Yes, of course we have.

Breaking news today, Genetic Evidence for High-Altitude Adaptation in Tibet

Tatum S. Simonson, Yingzhong Yang, Chad D. Huff, Haixia Yun, Ga Qin, David J. Witherspoon, Zhenzhong Bai, Felipe R. Lorenzo, Jinchuan Xing, Lynn B. Jorde, Josef T. Prchal, RiLi G wrote:... Positively selected haplotypes of EGLN1 and PPARA were significantly associated with the decreased hemoglobin phenotype that is unique to this highland population. Identification of these genes provides support for previously hypothesized mechanisms of high-altitude adaptation and illuminates the complexity of hypoxia-response pathways in humans.


Here's a good summary in the popular press:
Cian O'Luanaigh, The Guardian wrote:An international team of researchers compared the DNA of 50 Tibetans with that of 40 Han Chinese and found 34 mutations that have become more common in Tibetans in the 2,750 years since the populations split.
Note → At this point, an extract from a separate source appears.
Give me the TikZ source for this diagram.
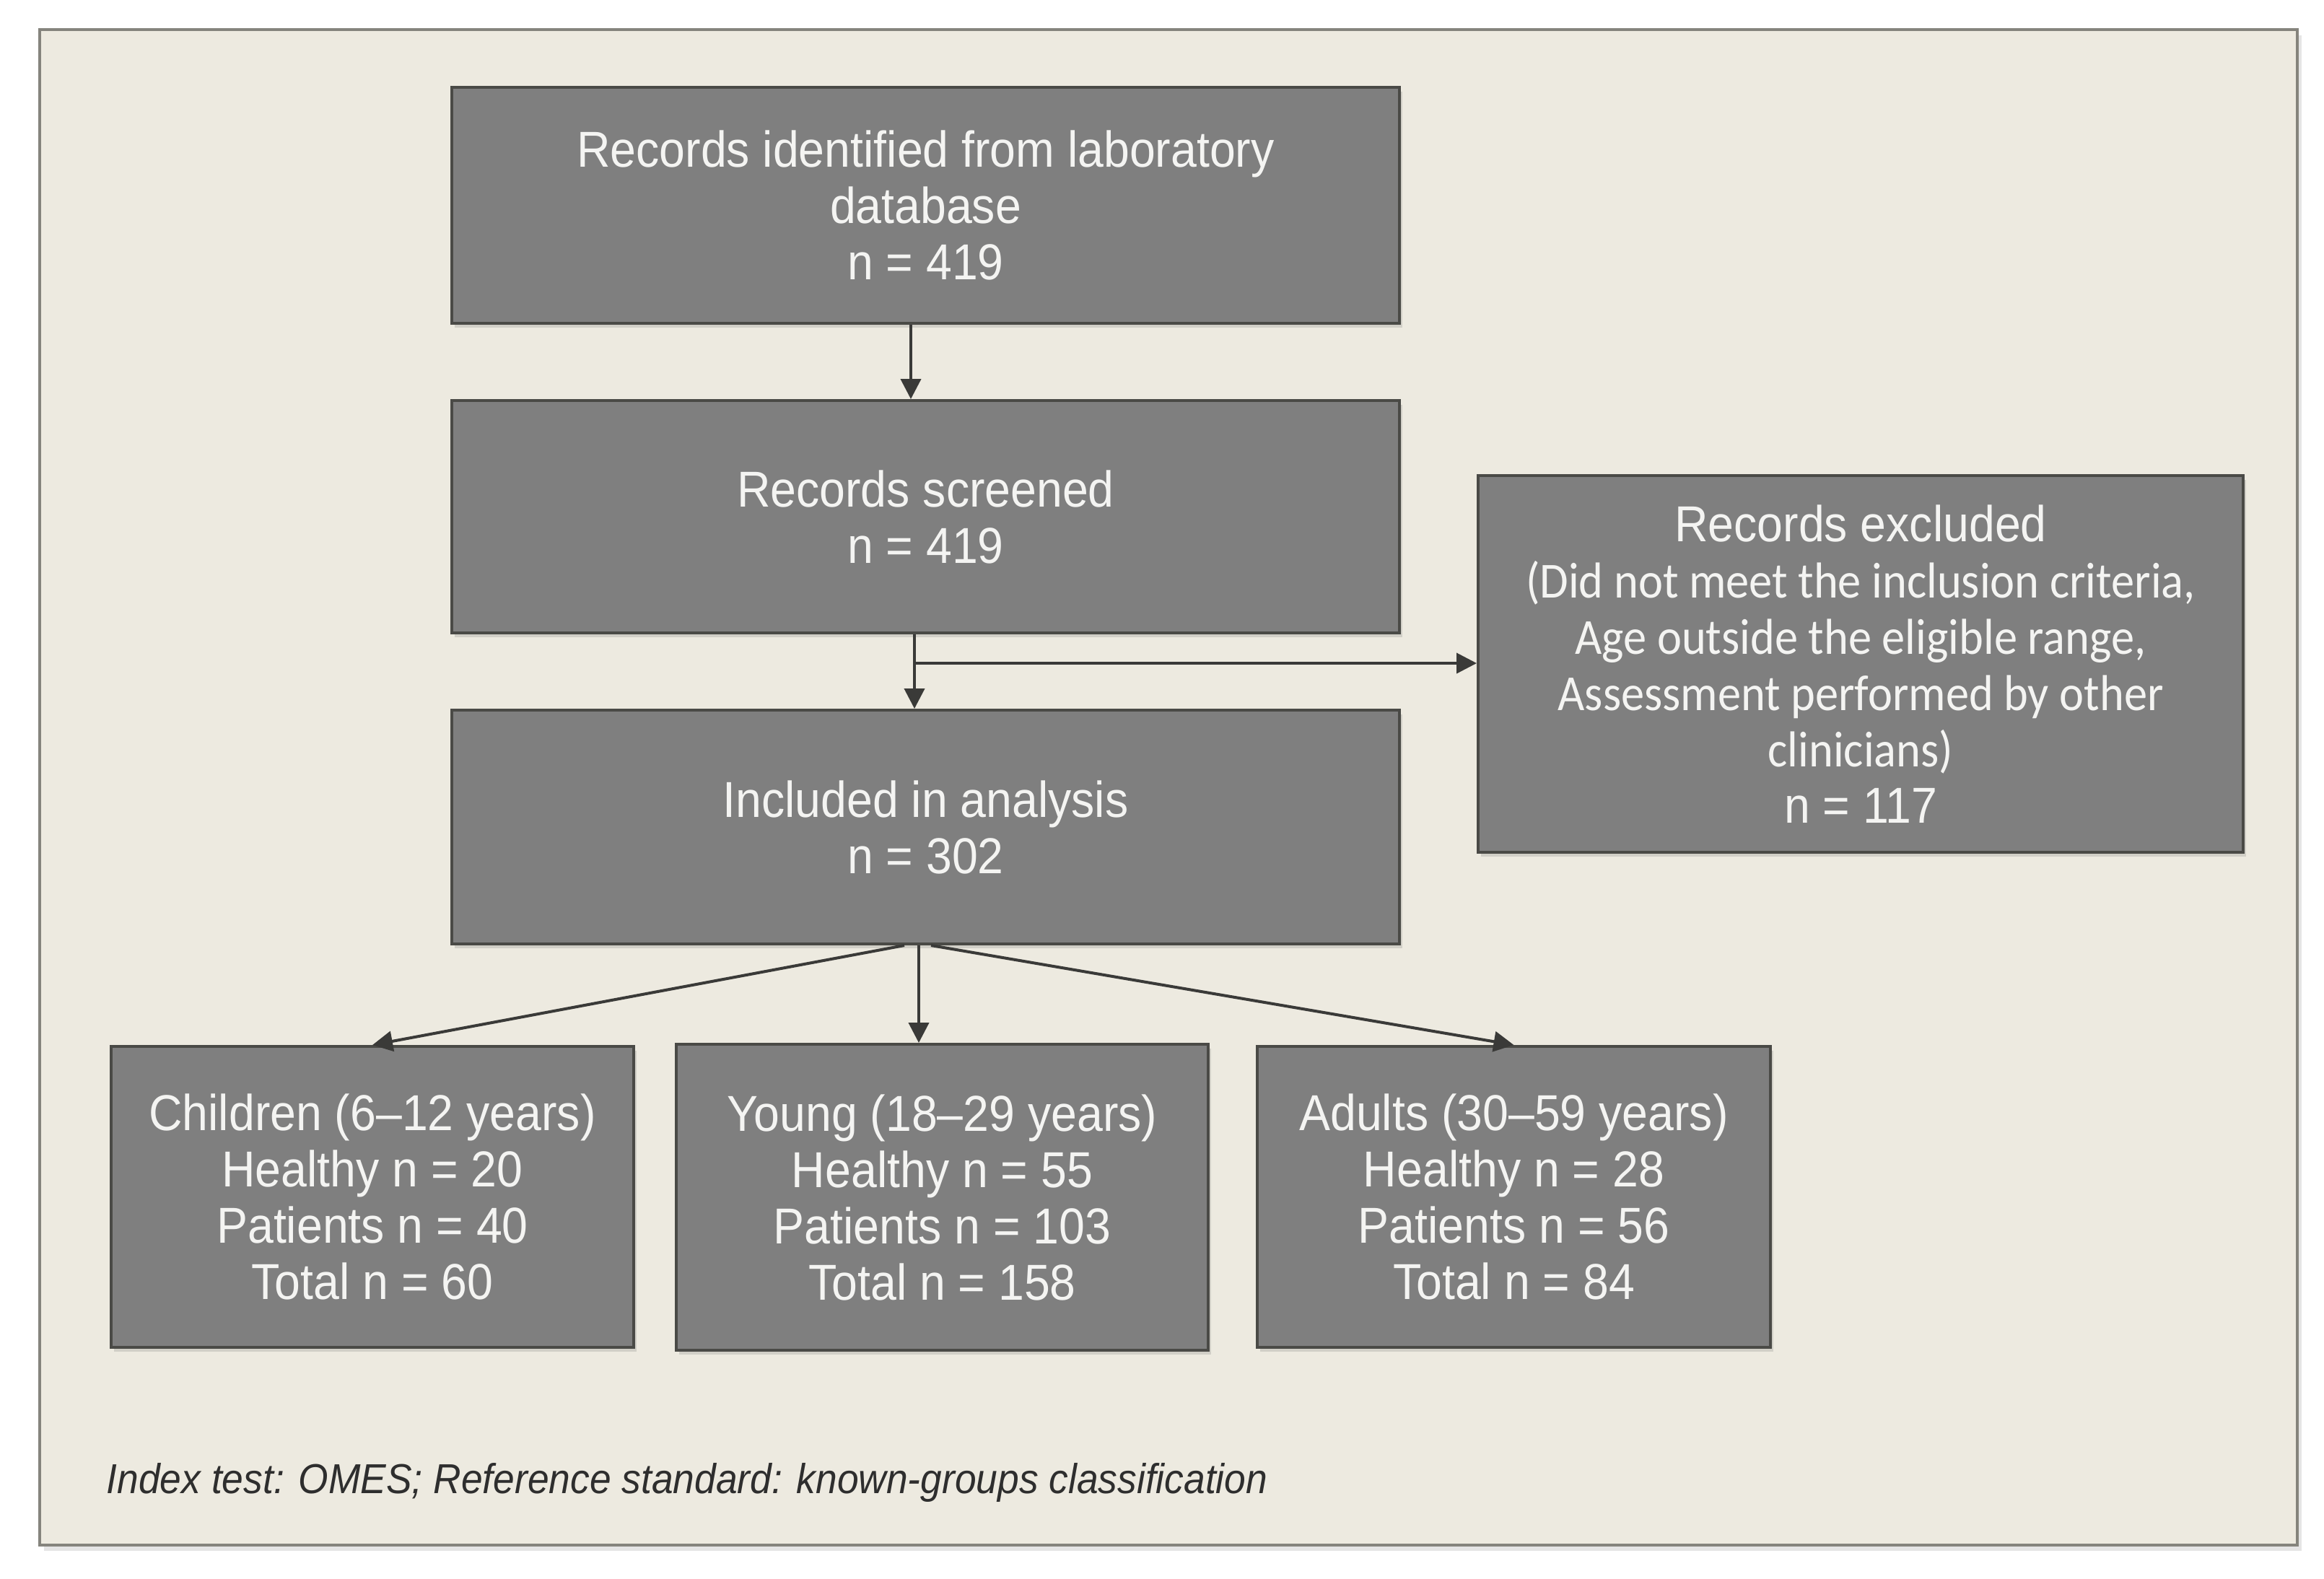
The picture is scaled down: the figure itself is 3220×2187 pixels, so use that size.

More than half of these changes are related to oxygen metabolism.

The gene [EPAS1], which codes for a protein involved in responding to falling oxygen levels and is associated with improved athletic performance in endurance athletes, seems to be the key to Tibetan adaptation to life at high altitude. A mutation in the gene that is thought to affect red blood cell production was present in only 9% of the Han population, but was found in 87% of the Tibetan population.